The whole data stream of each representation is divided into segments (also called chunks) of equal duration (accessible by a separate URL) which are made such that a client terminal may smoothly switch from one quality level to another between two segments. As a result, the video quality may vary while playing but rarely suffers from interruptions (also called freezes).
At the client side, the segments are selected based on a measure of the available bandwidth of the transmission path. In particular, a client terminal usually requests the representation of a segment corresponding to a bitrate encoding and thus a quality compliant with the measured bandwidth.
When a cache is along the transmission path between a client terminal and a remote server, one representation of a given segment may already be stored in said cache, in case another client has previously requested the same segment with the same representation or in case a Content Delivery Network (CDN) has already provisioned the segment in the cache. Thus, the response to an HTTP request for said given segment is faster than if the segment comes from the remote server and duplicate transmission can be avoided, effectively saving network resources.
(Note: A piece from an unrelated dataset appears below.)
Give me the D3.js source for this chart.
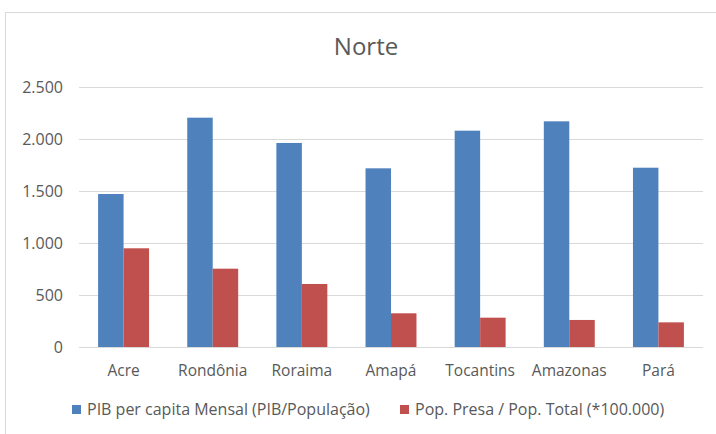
<!DOCTYPE html>
<html>
<head>
<meta charset="utf-8">
<script src="https://cdn.jsdelivr.net/npm/d3@7"></script>
<style>
  body { margin: 0; background: #fff; }
  svg { font-family: "Open Sans", "Noto Sans", sans-serif; }
</style>
</head>
<body>
<svg id="chart"></svg>
<script>
// dados
const estados = ["Acre", "Rondônia", "Roraima", "Amapá", "Tocantins", "Amazonas", "Pará"];
const pibPerCapita = [1471, 2205, 1962, 1718, 2080, 2170, 1724];
const popPresa = [949, 753, 606, 324, 282, 260, 237];
const series = ["PIB per capita Mensal (PIB/População)", "Pop. Presa / Pop. Total (*100.000)"];
const yTicks = [0, 500, 1000, 1500, 2000, 2500];

const width = 716, height = 434;
const margin = {top: 87, right: 13, bottom: 87, left: 79};
const colors = ["#4F81BD", "#C0504D"];
const textColor = "#595959";

const svg = d3.select("#chart").attr("width", width).attr("height", height);

// moldura do gráfico
svg.append("rect")
  .attr("x", 5.5).attr("y", 12.5)
  .attr("width", 720).attr("height", 440)
  .attr("fill", "none").attr("stroke", "#D9D9D9");

// título
svg.append("text")
  .attr("x", 366).attr("y", 55)
  .attr("text-anchor", "middle")
  .attr("fill", textColor)
  .style("font-size", "24px")
  .text("Norte");

const x = d3.scaleBand().domain(estados)
  .range([margin.left, width - margin.right]);
const x1 = d3.scaleBand().domain([0, 1])
  .range([0, x.bandwidth()]).paddingOuter(0.75);
const y = d3.scaleLinear().domain([0, 2500])
  .range([height - margin.bottom, margin.top]);

const fmt = d => d3.format(",")(d).replace(/,/g, ".");

// linhas de grade
svg.append("g").selectAll("line").data(yTicks).enter()
  .append("line")
  .attr("x1", margin.left).attr("x2", width - margin.right)
  .attr("y1", d => Math.round(y(d)) + 0.5).attr("y2", d => Math.round(y(d)) + 0.5)
  .attr("stroke", "#D9D9D9");

// rótulos do eixo y
svg.append("g").selectAll("text").data(yTicks).enter()
  .append("text")
  .attr("x", 63).attr("y", d => y(d))
  .attr("dy", "0.35em")
  .attr("text-anchor", "end")
  .attr("fill", textColor)
  .style("font-size", "16px")
  .text(fmt);

// barras
const groups = svg.append("g").selectAll("g").data(estados).enter()
  .append("g")
  .attr("transform", d => `translate(${x(d)},0)`);

groups.selectAll("rect")
  .data((d, i) => [pibPerCapita[i], popPresa[i]].map((v, k) => ({k, v})))
  .enter().append("rect")
  .attr("x", d => x1(d.k))
  .attr("width", x1.bandwidth())
  .attr("y", d => y(d.v))
  .attr("height", d => y(0) - y(d.v))
  .attr("fill", d => colors[d.k]);

// rótulos do eixo x
svg.append("g").selectAll("text").data(estados).enter()
  .append("text")
  .attr("x", d => x(d) + x.bandwidth() / 2)
  .attr("y", 371)
  .attr("dy", "0.35em")
  .attr("text-anchor", "middle")
  .attr("fill", textColor)
  .style("font-size", "15.5px")
  .text(d => d);

// legenda
const legendX = [72, 400];
const legend = svg.append("g").selectAll("g").data(series).enter()
  .append("g")
  .attr("transform", (d, i) => `translate(${legendX[i]},405)`);
legend.append("rect")
  .attr("width", 9).attr("height", 9)
  .attr("fill", (d, i) => colors[i]);
legend.append("text")
  .attr("x", 15).attr("y", 4.5)
  .attr("dy", "0.35em")
  .attr("fill", textColor)
  .style("font-size", "16px")
  .text(d => d);
</script>
</body>
</html>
Nevertheless, the HTTP adaptive streaming appears not to be cache friendly (or at least less cache friendly than the so called layered base switching as for instance H264-SVC). Indeed, if a first client terminal requests a representation r of a given segment and a second client terminal—sharing a part of the transmission path with said first client terminal and a cache—requests a representation of said given segment (at a higher or lower quality), then the cache is not hit leading to higher load on the network segment between the cache and the server with the risk of causing congestion. The benefits of caching are then completely annihilated and caches are currently unable to improve this situation.
To overcome this shortcoming, it is known that a client terminal may send a request for a given segment comprising a first (also called preferred) representation and one or several alternative representations. When such a request arrives at an HAS aware cache (meaning that said cache is compliant with an HAS protocol, such as MPEG-DASH), said cache delivers the first representation if cached or browses the alternative representations in case the first representation is not cached. When one of the alternative representations is cached, the cache sends said alternative representation to the client terminal. Nevertheless, as for many new technologies, the gradual deployment of DASH aware caches (so called smart caches or DANES for DASH Aware Network Element) requires their coexistence with current caches which are not DASH aware (so called legacy caches). Such a coexistence raises new issues to be addressed, in particular when a given DANE replies to a HTTP request with one representation amongst the first representation (if cached) or the alternative representations listed in said request. When an intermediate legacy cache—located between the client terminal and the given DANE—receives the response sent by the DANE, it might store it as the first representation. When the returned response sent by the DANE does not correspond to the first representation but rather to one of the alternative representations of the request, said intermediate legacy cache might be misled. As a consequence, upon receipt of a further request for said first representation of the same segment from another client terminal, the intermediate legacy cache will erroneously answer with the cached alternative representation, believing that it has previously cached the first representation. The intermediate legacy cache is not aware of the substitution made by the DANE.
The present application invention overcomes at least the above mentioned drawback to prevent intermediate legacy caches from wrong caching.